Identification of the smallest bioactive motif of a given protein is an important issue to generate more potent and efficient bioactive molecules and to facilitate their delivery through the skin barrier. We had already shown that the EGF domain of rhNRG1 is sufficient to activate downstream signaling via ErbB receptors (Choi et al., 2010). The goal of this study was to identify the smallest bioactive motif within the EGF domain that could modulate melanin production by human melanocytes. We found that two 8-mer motifs (WC9 and WC10) significantly increased melanin production in human melanocytes. That 8-mer motif increased pigmentation about 20%, which is the same level of increase elicited by rhNRG1. As we showed in our previous study (Choi et al., 2010), this level of change can quite significantly impact visible color as relatively small increases in pigment production cause large visible changes in skin color over extended periods of time. Furthermore, WC9 and WC10 do not increase the proliferation of melanocytes, unlike rhNRG1, which is a desirable effect for in vivo applications. We also found that the changes in levels of pAkt (increased) or ErbB2 (decreased) that were elicited by treatment with rhNRG1 did not occur in response to treatment with the smaller peptides.

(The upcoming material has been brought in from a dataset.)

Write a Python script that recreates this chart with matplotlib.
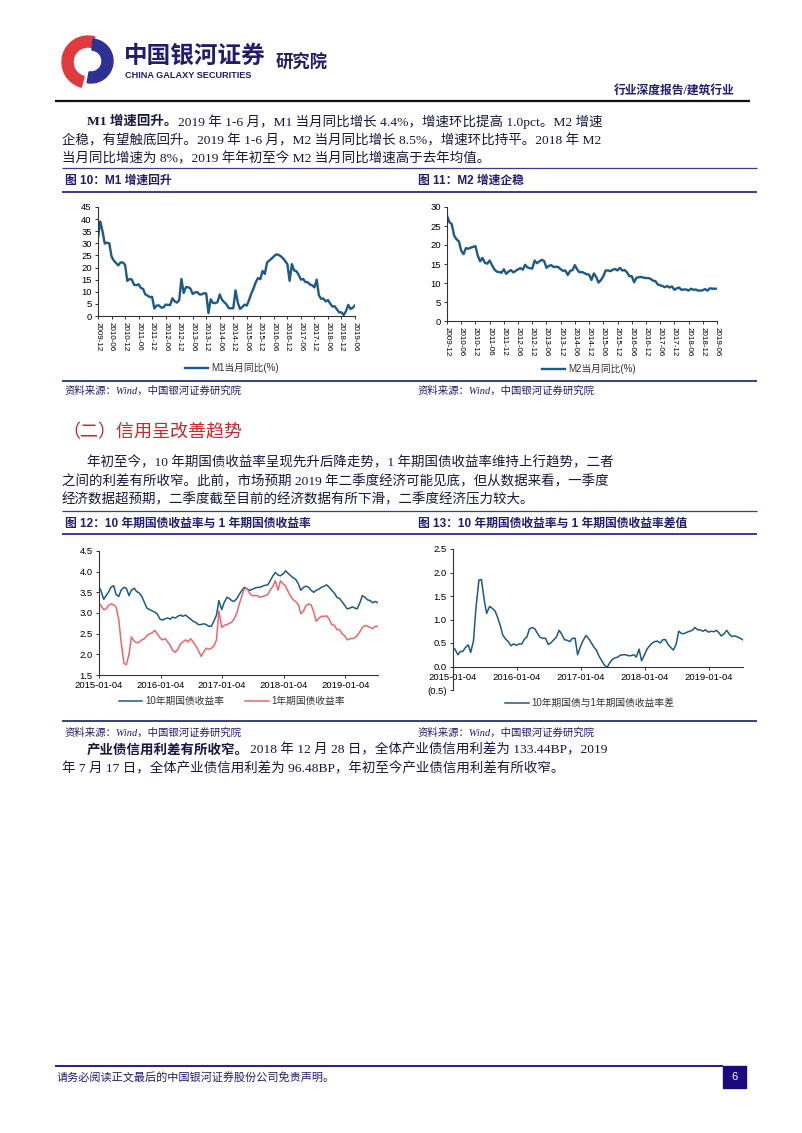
import matplotlib
matplotlib.use('Agg')
import matplotlib.pyplot as plt
from matplotlib.patches import Wedge, Rectangle
import numpy as np
import pandas as pd

W, H = 802, 1133
CJK = 'Noto Sans CJK SC'
SANS = ['Liberation Sans', CJK]
SERIF = ['Liberation Serif', CJK]
NAVY = '#221c6e'
BODY = '#17173f'
BOX = '#3b3b8e'
BLUE = '#1d5a86'
PINK = '#e9686c'

# ---- data: M1 / M2 monthly yoy (%), 2009-12 .. 2019-06
month_labels = ['2009-12', '2010-06', '2010-12', '2011-06', '2011-12', '2012-06', '2012-12',
                '2013-06', '2013-12', '2014-06', '2014-12', '2015-06', '2015-12', '2016-06',
                '2016-12', '2017-06', '2017-12', '2018-06', '2018-12', '2019-06']
m1 = [32.4,
      39.0, 35.0, 29.9, 30.3, 30.0, 24.6, 22.9, 21.9, 20.9, 22.1, 22.1, 21.2,
      14.5, 15.3, 15.0, 12.9, 12.7, 13.1, 11.6, 11.2, 8.9, 8.4, 7.8, 7.9,
      3.1, 4.3, 4.4, 3.5, 3.5, 4.7, 4.6, 4.5, 7.3, 6.1, 5.5, 6.5,
      15.3, 9.5, 11.9, 11.9, 11.3, 9.1, 9.7, 9.9, 8.9, 8.9, 9.4, 9.3,
      1.2, 6.9, 5.4, 5.3, 5.7, 8.9, 6.7, 5.7, 4.8, 3.2, 3.2, 3.2,
      10.6, 5.6, 2.9, 3.7, 4.7, 4.3, 6.6, 9.3, 11.4, 14.0, 15.7, 15.2,
      18.6, 17.4, 22.1, 22.9, 23.7, 24.6, 25.4, 25.3, 24.7, 23.9, 22.7, 21.4,
      14.5, 21.4, 18.8, 18.5, 17.0, 15.0, 15.3, 14.0, 14.0, 13.0, 12.7, 11.8,
      15.0, 8.5, 7.1, 7.2, 6.0, 6.6, 5.1, 3.9, 4.0, 2.7, 1.5, 1.5,
      0.4, 2.0, 4.6, 2.9, 3.4, 4.4]
m2 = [27.7,
      26.0, 25.5, 22.5, 21.5, 21.0, 18.5, 17.6, 19.2, 19.0, 19.3, 19.5, 19.7,
      17.2, 15.7, 16.6, 15.3, 15.1, 15.9, 14.7, 13.6, 13.0, 12.9, 12.7, 13.6,
      12.4, 13.0, 13.4, 12.8, 13.2, 13.6, 13.9, 13.5, 14.8, 14.1, 13.9, 13.8,
      15.9, 15.2, 15.7, 16.1, 15.8, 14.0, 14.5, 14.7, 14.2, 14.3, 14.2, 13.6,
      13.2, 13.3, 12.1, 13.2, 13.4, 14.7, 13.5, 12.8, 12.9, 12.6, 12.3, 12.2,
      10.8, 12.5, 11.6, 10.1, 10.8, 11.8, 13.3, 13.3, 13.1, 13.5, 13.7, 13.3,
      14.0, 13.3, 13.4, 12.8, 11.8, 11.8, 10.2, 11.4, 11.5, 11.6, 11.4, 11.3,
      11.3, 11.1, 10.6, 10.5, 9.6, 9.4, 9.2, 8.9, 9.2, 8.8, 9.1, 8.2,
      8.6, 8.8, 8.2, 8.3, 8.3, 8.0, 8.5, 8.2, 8.3, 8.0, 8.0, 8.1,
      8.4, 8.0, 8.6, 8.5, 8.5, 8.5]

# ---- data: government bond yields (%), semi-monthly readings 2015-01 .. 2019-07
bond_dates = pd.date_range('2015-01-01', '2019-07-15', freq='SMS')
ten_year = [3.65, 3.55, 3.33, 3.42, 3.50, 3.62, 3.66, 3.45, 3.40, 3.55, 3.62, 3.60,
            3.42, 3.55, 3.60, 3.52, 3.48, 3.40, 3.25, 3.12, 3.08, 3.05, 3.02, 2.98,
            2.85, 2.83, 2.86, 2.88, 2.85, 2.90, 2.88, 2.92, 2.95, 2.92, 2.95, 2.90,
            2.85, 2.80, 2.77, 2.72, 2.72, 2.74, 2.72, 2.68, 2.68, 2.80, 2.95, 3.30,
            3.08, 3.25, 3.38, 3.35, 3.30, 3.28, 3.35, 3.45, 3.55, 3.62, 3.58, 3.55,
            3.57, 3.60, 3.62, 3.62, 3.65, 3.67, 3.68, 3.78, 3.90, 3.98, 3.92, 3.90,
            3.95, 4.02, 3.95, 3.90, 3.85, 3.82, 3.70, 3.55, 3.62, 3.65, 3.62, 3.55,
            3.50, 3.55, 3.58, 3.62, 3.65, 3.68, 3.62, 3.55, 3.48, 3.38, 3.35, 3.28,
            3.18, 3.10, 3.12, 3.15, 3.12, 3.10, 3.25, 3.42, 3.38, 3.32, 3.30, 3.25,
            3.28, 3.25]
one_year = [3.25, 3.18, 3.08, 3.10, 3.18, 3.22, 3.20, 3.15, 2.85, 2.30, 1.78, 1.75,
            2.00, 2.42, 2.32, 2.28, 2.30, 2.35, 2.38, 2.45, 2.50, 2.52, 2.58, 2.50,
            2.40, 2.35, 2.38, 2.30, 2.22, 2.10, 2.05, 2.12, 2.25, 2.30, 2.35, 2.30,
            2.38, 2.30, 2.20, 2.10, 1.95, 2.05, 2.15, 2.12, 2.15, 2.20, 2.35, 3.05,
            2.65, 2.70, 2.72, 2.75, 2.78, 2.85, 3.00, 3.22, 3.42, 3.58, 3.60, 3.48,
            3.42, 3.42, 3.42, 3.38, 3.40, 3.42, 3.45, 3.55, 3.65, 3.78, 3.55, 3.78,
            3.70, 3.65, 3.50, 3.40, 3.32, 3.28, 3.20, 2.98, 3.05, 3.18, 3.22, 3.20,
            3.02, 2.80, 2.88, 2.92, 2.92, 2.93, 2.85, 2.72, 2.70, 2.60, 2.60, 2.50,
            2.45, 2.35, 2.38, 2.38, 2.40, 2.45, 2.55, 2.65, 2.70, 2.68, 2.65, 2.62,
            2.68, 2.68]
spread = np.array(ten_year) - np.array(one_year)
year_ticks = ['2015-01-04', '2016-01-04', '2017-01-04', '2018-01-04', '2019-01-04']
bond_start, bond_end = '2015-01-04', '2019-07-17'

fig = plt.figure(figsize=(W / 100, H / 100), dpi=100)
page = fig.add_axes([0, 0, 1, 1])
page.set_xlim(0, W)
page.set_ylim(H, 0)
page.axis('off')
renderer = fig.canvas.get_renderer()

BODY_SIZE = 9.7


def txt(x, y, s, size=BODY_SIZE, weight='normal', color=BODY, family=SERIF, style='normal', ha='left'):
    return page.text(x, y, s, fontsize=size, fontweight=weight, color=color, family=family,
                     fontstyle=style, ha=ha, va='center')


def para(x, y, bold, rest):
    t = txt(x, y, bold, weight='bold')
    w = t.get_window_extent(renderer).width
    txt(x + w + 1, y, rest)


def hline(y, x0=62, x1=757, color=BOX, lw=1.2):
    page.plot([x0, x1], [y, y], color=color, lw=lw, solid_capstyle='butt')


def box(l, t, r, b):
    return [l / W, 1 - b / H, (r - l) / W, (b - t) / H]


# ---- header / logo
page.add_patch(Wedge((88, 62), 26, 105, 285, width=11, color='#e03a3e'))
page.add_patch(Wedge((91, 61), 22, -85, 100, width=11, color='#2e3192'))
txt(124, 56, '中国银河证券', size=17, weight='bold', color=NAVY, family=SANS)
txt(125, 76, 'CHINA GALAXY SECURITIES', size=6.6, weight='bold', color=NAVY, family=SANS)
txt(276, 62, '研究院', size=12.5, weight='bold', color=NAVY, family=SANS)
txt(735, 91, '行业深度报告/建筑行业', size=8.5, weight='bold', color=NAVY, family=SERIF, ha='right')
hline(101, 55, 750, color='#111111', lw=1.6)

# ---- paragraph 1
para(87, 122, 'M1 增速回升。', '2019 年 1-6 月，M1 当月同比增长 4.4%，增速环比提高 1.0pct。M2 增速')
txt(62, 141, '企稳，有望触底回升。2019 年 1-6 月，M2 当月同比增长 8.5%，增速环比持平。2018 年 M2')
txt(62, 159, '当月同比增速为 8%，2019 年年初至今 M2 当月同比增速高于去年均值。')

# ---- figure block 1
hline(168, lw=0.9)
txt(65, 181, '图 10：M1 增速回升', size=8.5, weight='bold', color=NAVY, family=SANS)
txt(418, 181, '图 11：M2 增速企稳', size=8.5, weight='bold', color=NAVY, family=SANS)
hline(192, lw=1.4)
hline(381, lw=1.4)
txt(65, 391, '资料来源：Wind，中国银河证券研究院', size=7.5, color=NAVY, style='italic')
txt(418, 391, '资料来源：Wind，中国银河证券研究院', size=7.5, color=NAVY, style='italic')

# ---- section 2
txt(62, 433, '（二）信用呈改善趋势', size=13, color='#c8282d', family=SERIF)
txt(87, 463, '年初至今，10 年期国债收益率呈现先升后降走势，1 年期国债收益率维持上行趋势，二者')
txt(62, 482, '之间的利差有所收窄。此前，市场预期 2019 年二季度经济可能见底，但从数据来看，一季度')
txt(62, 500, '经济数据超预期，二季度截至目前的经济数据有所下滑，二季度经济压力较大。')

hline(511, lw=0.9)
txt(65, 524, '图 12：10 年期国债收益率与 1 年期国债收益率', size=8.5, weight='bold', color=NAVY, family=SANS)
txt(418, 524, '图 13：10 年期国债收益率与 1 年期国债收益率差值', size=8.5, weight='bold', color=NAVY, family=SANS)
hline(534, lw=1.4)
hline(721, lw=1.4)
txt(65, 733, '资料来源：Wind，中国银河证券研究院', size=7.5, color=NAVY, style='italic')
txt(418, 733, '资料来源：Wind，中国银河证券研究院', size=7.5, color=NAVY, style='italic')

para(87, 750, '产业债信用利差有所收窄。', '2018 年 12 月 28 日，全体产业债信用利差为 133.44BP，2019')
txt(62, 769, '年 7 月 17 日，全体产业债信用利差为 96.48BP，年初至今产业债信用利差有所收窄。')

# ---- footer
hline(1066, 55, 723, color='#1a0a80', lw=1.3)
page.add_patch(Rectangle((723, 1066), 23, 22, color='#1a0a80'))
txt(734.5, 1077, '6', size=8, color='white', family=SANS, ha='center')
txt(57, 1078, '请务必阅读正文最后的中国银河证券股份公司免责声明。', size=8, color=NAVY)


def style_axes(ax, size=6.8):
    for s in ['top', 'right']:
        ax.spines[s].set_visible(False)
    for s in ['left', 'bottom']:
        ax.spines[s].set_color('#333333')
        ax.spines[s].set_linewidth(0.8)
    ax.tick_params(length=2.5, width=0.7, color='#333333', labelsize=size, pad=2)
    for lab in ax.get_xticklabels() + ax.get_yticklabels():
        lab.set_family(SANS)
    ax.patch.set_alpha(0)


def legend(ax, cx, cy, ncol=1):
    lg = ax.legend(loc='center', bbox_to_anchor=(cx / W, 1 - cy / H), bbox_transform=fig.transFigure,
                   frameon=False, ncol=ncol, handlelength=2.4, handletextpad=0.3, columnspacing=2.2,
                   prop={'family': SANS, 'size': 7})
    for t in lg.get_texts():
        t.set_color('#333333')


# ---- chart 10: M1
idx = np.arange(len(m1))
ax1 = fig.add_axes(box(98, 207, 355, 316))
ax1.plot(idx, m1, color=BLUE, lw=1.7, label='M1当月同比(%)')
ax1.set_xlim(0, len(m1) - 1)
ax1.set_ylim(0, 45)
ax1.set_yticks(range(0, 46, 5))
ax1.set_xticks(idx[::6])
ax1.set_xticklabels(month_labels, rotation=270)
style_axes(ax1)
ax1.tick_params(axis='x', labelsize=5.8)
legend(ax1, 232, 368)

# ---- chart 11: M2
ax2 = fig.add_axes(box(447, 207, 717, 321))
ax2.plot(idx, m2, color=BLUE, lw=1.7, label='M2当月同比(%)')
ax2.set_xlim(0, len(m2) - 1)
ax2.set_ylim(0, 30)
ax2.set_yticks(range(0, 31, 5))
ax2.set_xticks(idx[::6])
ax2.set_xticklabels(month_labels, rotation=270)
style_axes(ax2)
ax2.tick_params(axis='x', labelsize=5.8)
legend(ax2, 589, 369)

# ---- chart 12: yields
tick_dates = pd.to_datetime(year_ticks)
ax3 = fig.add_axes(box(99, 551, 378, 675))
ax3.plot(bond_dates, ten_year, color=BLUE, lw=1.1, label='10年期国债收益率')
ax3.plot(bond_dates, one_year, color=PINK, lw=1.1, label='1年期国债收益率')
ax3.set_xlim(pd.Timestamp(bond_start), pd.Timestamp(bond_end))
ax3.set_ylim(1.5, 4.5)
ax3.set_yticks(np.arange(1.5, 4.51, 0.5))
ax3.set_yticklabels([f'{v:.1f}' for v in np.arange(1.5, 4.51, 0.5)])
ax3.set_xticks(tick_dates)
ax3.set_xticklabels(year_ticks)
style_axes(ax3)
legend(ax3, 232, 701, ncol=2)

# ---- chart 13: spread
ax4 = fig.add_axes(box(453, 549, 743, 690))
ax4.plot(bond_dates, spread, color=BLUE, lw=1.1, label='10年期国债与1年期国债收益率差')
ax4.set_xlim(pd.Timestamp(bond_start), pd.Timestamp(bond_end))
ax4.set_ylim(-0.5, 2.5)
yt = np.arange(-0.5, 2.51, 0.5)
ax4.set_yticks(yt)
ax4.set_yticklabels([f'({abs(v):.1f})' if v < 0 else f'{v:.1f}' for v in yt])
ax4.set_xticks(tick_dates)
ax4.set_xticklabels(year_ticks)
ax4.spines['bottom'].set_position(('data', 0))
style_axes(ax4)
legend(ax4, 590, 703)

fig.savefig('out.png', dpi=100)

NRG1 can bind to ErbB3 or ErbB4, which can form heterodimers with ErbB2, or they can form homodimers by themselves (Esper et al., 2006; Falls, 2003). Although ErbB2-ErbB3 and/or ErbB2-ErbB4 heterodimers are the most commonly found, other receptor combinations also have been reported (Tao and Maruyama, 2008). Tao and Maruyama reported that ErbB3-ErbB4 heterodimers form in NIH3T3 cells and that ErbB3-ErbB4 heterodimers show even higher interactions than ErbB3-ErbB3 or ErbB4-ErbB4 homodimers. It is worth noting that the ErbB3 homodimer may not be an effective option as ErbB3 has an impaired tyrosine kinase domain (Berger et al., 2004). It is well established that upon ligand binding, EGF receptors are internalized and degraded in lysosomes/proteasomes (Di Fiore and Gill, 1999) and we also confirmed the proteasomal degradation of ErbB2 in our previous study (Choi et al., 2010). Some receptors may be recycled, but usually not all of them are recycled (Masui et al., 1993). Considering the level of ErB2 receptors expressed after the binding of smaller NRG1 peptides, it seems unlikely that ErbB2 is involved in the signaling cascade of those smaller peptides. Another group reported that NRG1 significantly enhances cell migration but not proliferation in normal melanocytes (Gordon-Thomson et al., 2005). The discrepancy between their study and ours probably reflects differences in the methods of treatment (a single 3-day treatment versus every other day or every day for 8 days treatment). Therefore, the smaller NRG1 peptides may only trigger the formation of ErbB4-ErbB4 homodimers and/or ErB3-ErbB4 heterodimers, which may be related to the differentiation of human melanocytes, whereas rhNRG1 might induce the formation of ErbB4-ErbB4 homodimers or ErbB3-Erb4 heterodimers, which leads to the differentiation pathway, and ErbB2-ErbB3 or ErbB2-ErbB4 heterodimers, which leads to the proliferation pathway, as shown schematically in Figure 3B. Further study should be followed to test this hypothesis.
We also found that the smaller peptides that included the LCKC motif significantly increased the levels of tyrosinase, GP100 and MART1, more dramatically than the full-length rhNRG1. Therefore, it seems that this LCKC bioactive motif specifically regulates pigmentation without affecting proliferation via the increase in the melanocyte-specific melanogenic proteins.
This research was supported in part by the Intramural Research Program of the National Cancer Institute at the National Institutes of Health.